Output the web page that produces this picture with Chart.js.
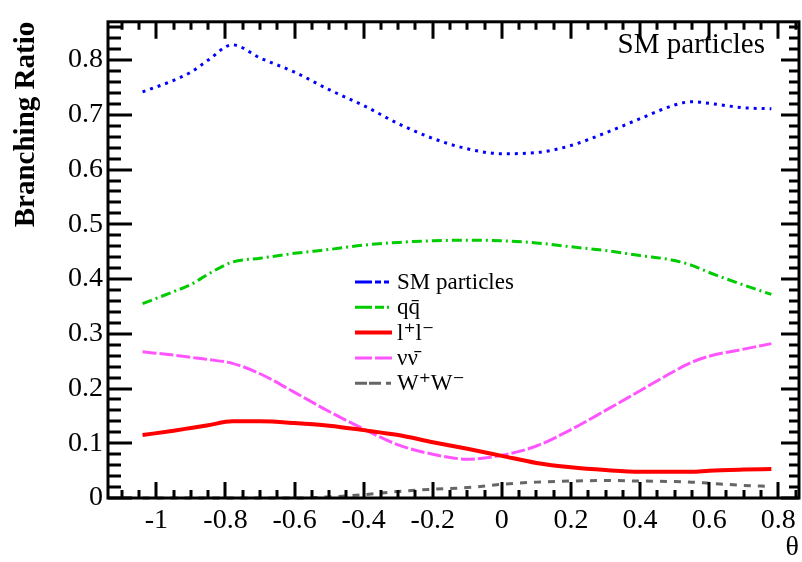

* * *

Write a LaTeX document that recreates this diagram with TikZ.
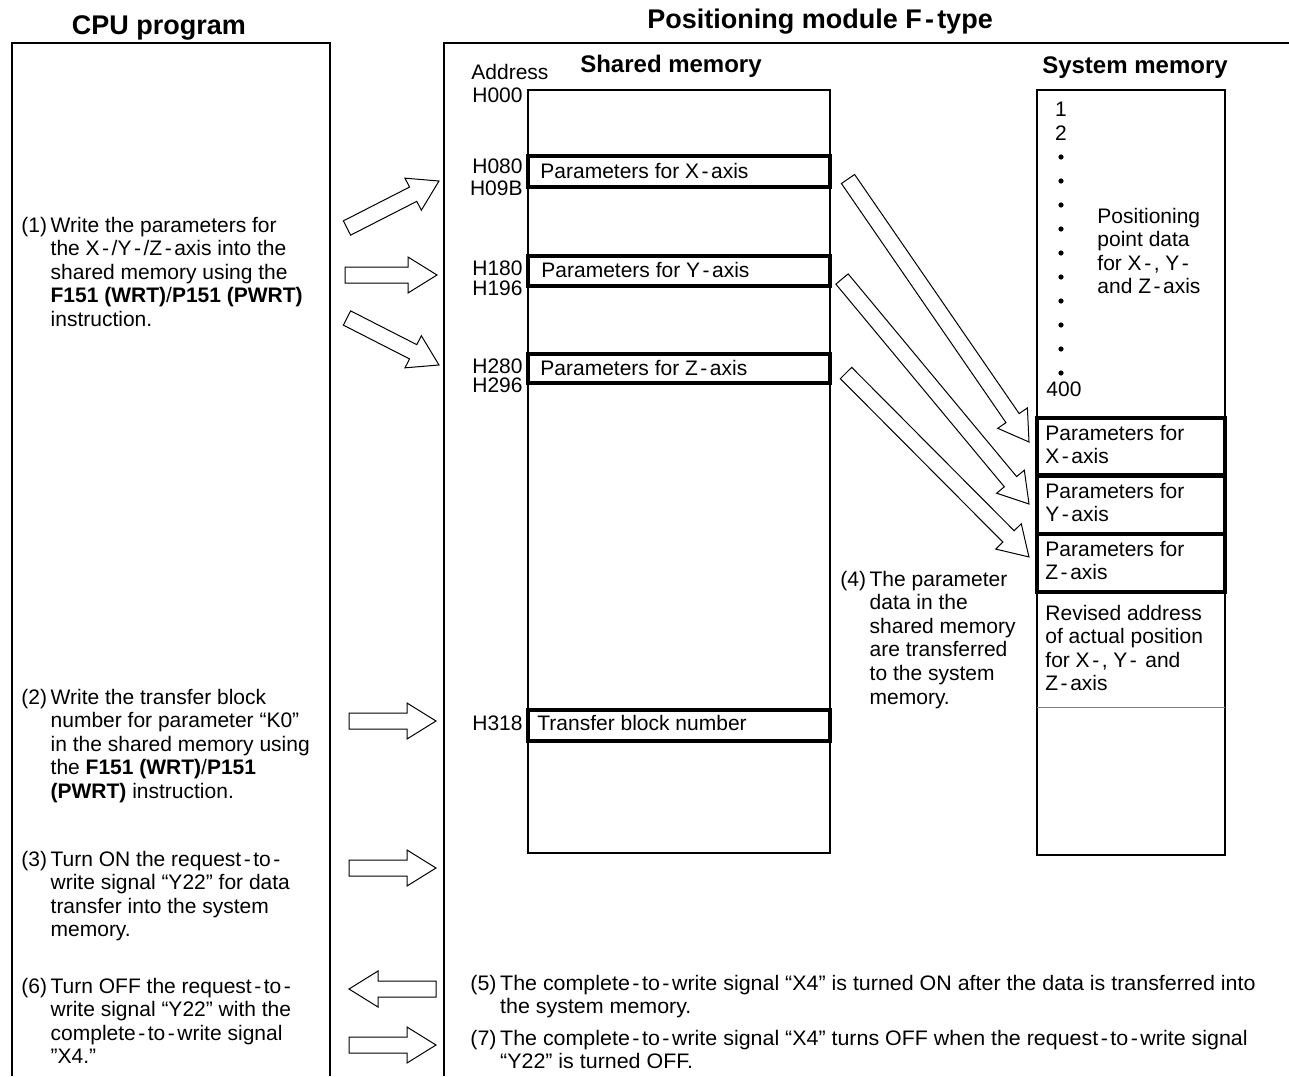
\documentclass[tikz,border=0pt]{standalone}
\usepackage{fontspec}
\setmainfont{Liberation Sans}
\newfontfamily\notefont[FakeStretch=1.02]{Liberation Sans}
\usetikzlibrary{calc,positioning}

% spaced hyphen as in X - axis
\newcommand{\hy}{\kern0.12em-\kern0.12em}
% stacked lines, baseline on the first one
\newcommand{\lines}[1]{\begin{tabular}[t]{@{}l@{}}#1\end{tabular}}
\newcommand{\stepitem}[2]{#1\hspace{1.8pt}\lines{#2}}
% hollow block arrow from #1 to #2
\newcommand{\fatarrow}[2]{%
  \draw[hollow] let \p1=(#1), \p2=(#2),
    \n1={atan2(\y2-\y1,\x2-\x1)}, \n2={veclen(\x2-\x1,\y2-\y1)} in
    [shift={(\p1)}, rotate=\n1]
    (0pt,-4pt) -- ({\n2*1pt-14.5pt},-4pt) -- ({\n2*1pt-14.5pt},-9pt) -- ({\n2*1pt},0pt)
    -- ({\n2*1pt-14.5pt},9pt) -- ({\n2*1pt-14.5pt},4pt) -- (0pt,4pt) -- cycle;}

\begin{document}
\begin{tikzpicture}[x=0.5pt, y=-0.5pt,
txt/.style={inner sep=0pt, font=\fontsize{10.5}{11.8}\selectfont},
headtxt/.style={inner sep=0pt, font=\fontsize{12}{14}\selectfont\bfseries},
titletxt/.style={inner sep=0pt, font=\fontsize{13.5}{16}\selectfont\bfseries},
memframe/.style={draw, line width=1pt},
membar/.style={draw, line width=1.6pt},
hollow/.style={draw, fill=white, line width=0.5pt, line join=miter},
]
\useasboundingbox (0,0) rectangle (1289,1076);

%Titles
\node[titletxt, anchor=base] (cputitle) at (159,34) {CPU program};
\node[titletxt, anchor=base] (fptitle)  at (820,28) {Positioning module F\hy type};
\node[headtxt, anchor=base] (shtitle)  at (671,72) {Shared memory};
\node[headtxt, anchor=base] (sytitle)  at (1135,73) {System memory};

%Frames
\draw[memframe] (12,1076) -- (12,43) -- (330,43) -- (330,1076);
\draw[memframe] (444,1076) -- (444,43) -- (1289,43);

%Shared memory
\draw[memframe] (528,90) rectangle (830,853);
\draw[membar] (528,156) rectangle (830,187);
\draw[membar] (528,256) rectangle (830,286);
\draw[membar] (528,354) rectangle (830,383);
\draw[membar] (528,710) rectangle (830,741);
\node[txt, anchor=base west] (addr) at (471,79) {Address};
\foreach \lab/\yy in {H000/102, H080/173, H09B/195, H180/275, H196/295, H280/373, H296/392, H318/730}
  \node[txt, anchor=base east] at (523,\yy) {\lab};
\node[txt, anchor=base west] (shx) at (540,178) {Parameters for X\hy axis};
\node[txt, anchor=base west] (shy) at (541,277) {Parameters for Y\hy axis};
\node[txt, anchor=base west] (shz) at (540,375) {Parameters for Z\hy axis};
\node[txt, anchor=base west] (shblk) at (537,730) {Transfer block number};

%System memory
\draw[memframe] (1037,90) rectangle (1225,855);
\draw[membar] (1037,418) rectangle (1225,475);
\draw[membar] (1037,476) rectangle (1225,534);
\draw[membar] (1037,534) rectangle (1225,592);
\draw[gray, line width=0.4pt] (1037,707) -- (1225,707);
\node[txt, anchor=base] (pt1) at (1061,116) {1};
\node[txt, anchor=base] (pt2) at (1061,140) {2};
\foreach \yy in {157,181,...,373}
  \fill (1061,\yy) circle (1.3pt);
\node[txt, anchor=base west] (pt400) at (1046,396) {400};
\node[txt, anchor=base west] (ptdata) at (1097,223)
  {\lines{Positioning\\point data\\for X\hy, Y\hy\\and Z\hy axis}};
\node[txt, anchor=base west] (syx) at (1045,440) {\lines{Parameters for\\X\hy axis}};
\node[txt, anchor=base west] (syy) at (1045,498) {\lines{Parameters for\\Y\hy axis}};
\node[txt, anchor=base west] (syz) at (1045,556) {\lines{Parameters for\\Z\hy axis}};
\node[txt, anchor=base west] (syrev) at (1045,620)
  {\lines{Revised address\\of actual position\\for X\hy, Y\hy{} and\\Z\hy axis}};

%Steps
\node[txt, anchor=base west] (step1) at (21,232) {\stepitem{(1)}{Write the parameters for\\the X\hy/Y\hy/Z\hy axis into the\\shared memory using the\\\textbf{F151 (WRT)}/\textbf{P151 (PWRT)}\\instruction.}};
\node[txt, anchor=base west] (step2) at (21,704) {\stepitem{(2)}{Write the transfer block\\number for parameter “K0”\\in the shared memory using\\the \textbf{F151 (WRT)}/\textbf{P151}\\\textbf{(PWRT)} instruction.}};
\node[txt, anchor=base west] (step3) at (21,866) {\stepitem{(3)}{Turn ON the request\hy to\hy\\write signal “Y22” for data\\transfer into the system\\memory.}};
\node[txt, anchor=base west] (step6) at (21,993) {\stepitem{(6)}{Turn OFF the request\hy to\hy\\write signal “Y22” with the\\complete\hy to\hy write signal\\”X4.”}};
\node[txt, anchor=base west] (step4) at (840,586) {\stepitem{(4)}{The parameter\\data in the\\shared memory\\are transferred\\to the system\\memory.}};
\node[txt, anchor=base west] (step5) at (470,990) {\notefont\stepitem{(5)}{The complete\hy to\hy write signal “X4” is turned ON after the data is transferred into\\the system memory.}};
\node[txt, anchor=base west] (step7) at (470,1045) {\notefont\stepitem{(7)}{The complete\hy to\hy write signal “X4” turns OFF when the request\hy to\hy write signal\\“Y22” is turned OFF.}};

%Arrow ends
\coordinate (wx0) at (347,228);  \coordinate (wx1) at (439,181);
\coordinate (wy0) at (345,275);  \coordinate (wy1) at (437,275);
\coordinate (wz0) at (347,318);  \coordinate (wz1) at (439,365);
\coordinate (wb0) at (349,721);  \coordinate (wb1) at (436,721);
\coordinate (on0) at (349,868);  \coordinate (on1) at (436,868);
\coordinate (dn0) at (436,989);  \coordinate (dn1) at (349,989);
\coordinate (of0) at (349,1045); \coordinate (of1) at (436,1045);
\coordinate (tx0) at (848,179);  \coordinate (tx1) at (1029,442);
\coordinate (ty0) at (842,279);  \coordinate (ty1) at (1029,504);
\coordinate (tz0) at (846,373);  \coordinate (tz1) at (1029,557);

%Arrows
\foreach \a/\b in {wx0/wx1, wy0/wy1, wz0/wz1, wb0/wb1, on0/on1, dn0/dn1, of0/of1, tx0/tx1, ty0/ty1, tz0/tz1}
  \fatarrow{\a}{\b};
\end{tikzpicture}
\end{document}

==

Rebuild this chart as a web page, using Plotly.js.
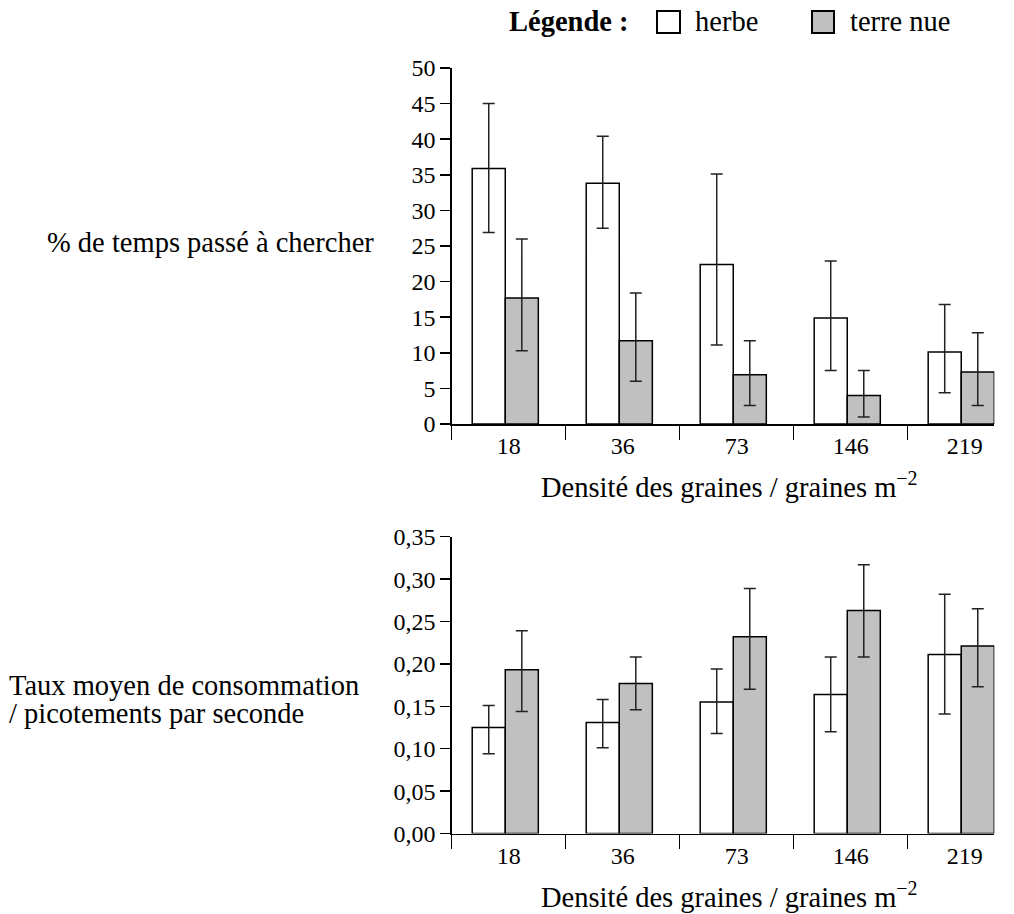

TO BE DONE:
Give back, unchanged, each line from the one containing "Write a LaTeX" through the one containing "(444,43) -- (1289,43);". Pictures are to be left out.

PROBLEM SOLUTION:
Write a LaTeX document that recreates this diagram with TikZ.
\documentclass[tikz,border=0pt]{standalone}
\usepackage{fontspec}
\setmainfont{Liberation Sans}
\newfontfamily\notefont[FakeStretch=1.02]{Liberation Sans}
\usetikzlibrary{calc,positioning}

% spaced hyphen as in X - axis
\newcommand{\hy}{\kern0.12em-\kern0.12em}
% stacked lines, baseline on the first one
\newcommand{\lines}[1]{\begin{tabular}[t]{@{}l@{}}#1\end{tabular}}
\newcommand{\stepitem}[2]{#1\hspace{1.8pt}\lines{#2}}
% hollow block arrow from #1 to #2
\newcommand{\fatarrow}[2]{%
  \draw[hollow] let \p1=(#1), \p2=(#2),
    \n1={atan2(\y2-\y1,\x2-\x1)}, \n2={veclen(\x2-\x1,\y2-\y1)} in
    [shift={(\p1)}, rotate=\n1]
    (0pt,-4pt) -- ({\n2*1pt-14.5pt},-4pt) -- ({\n2*1pt-14.5pt},-9pt) -- ({\n2*1pt},0pt)
    -- ({\n2*1pt-14.5pt},9pt) -- ({\n2*1pt-14.5pt},4pt) -- (0pt,4pt) -- cycle;}

\begin{document}
\begin{tikzpicture}[x=0.5pt, y=-0.5pt,
txt/.style={inner sep=0pt, font=\fontsize{10.5}{11.8}\selectfont},
headtxt/.style={inner sep=0pt, font=\fontsize{12}{14}\selectfont\bfseries},
titletxt/.style={inner sep=0pt, font=\fontsize{13.5}{16}\selectfont\bfseries},
memframe/.style={draw, line width=1pt},
membar/.style={draw, line width=1.6pt},
hollow/.style={draw, fill=white, line width=0.5pt, line join=miter},
]
\useasboundingbox (0,0) rectangle (1289,1076);

%Titles
\node[titletxt, anchor=base] (cputitle) at (159,34) {CPU program};
\node[titletxt, anchor=base] (fptitle)  at (820,28) {Positioning module F\hy type};
\node[headtxt, anchor=base] (shtitle)  at (671,72) {Shared memory};
\node[headtxt, anchor=base] (sytitle)  at (1135,73) {System memory};

%Frames
\draw[memframe] (12,1076) -- (12,43) -- (330,43) -- (330,1076);
\draw[memframe] (444,1076) -- (444,43) -- (1289,43);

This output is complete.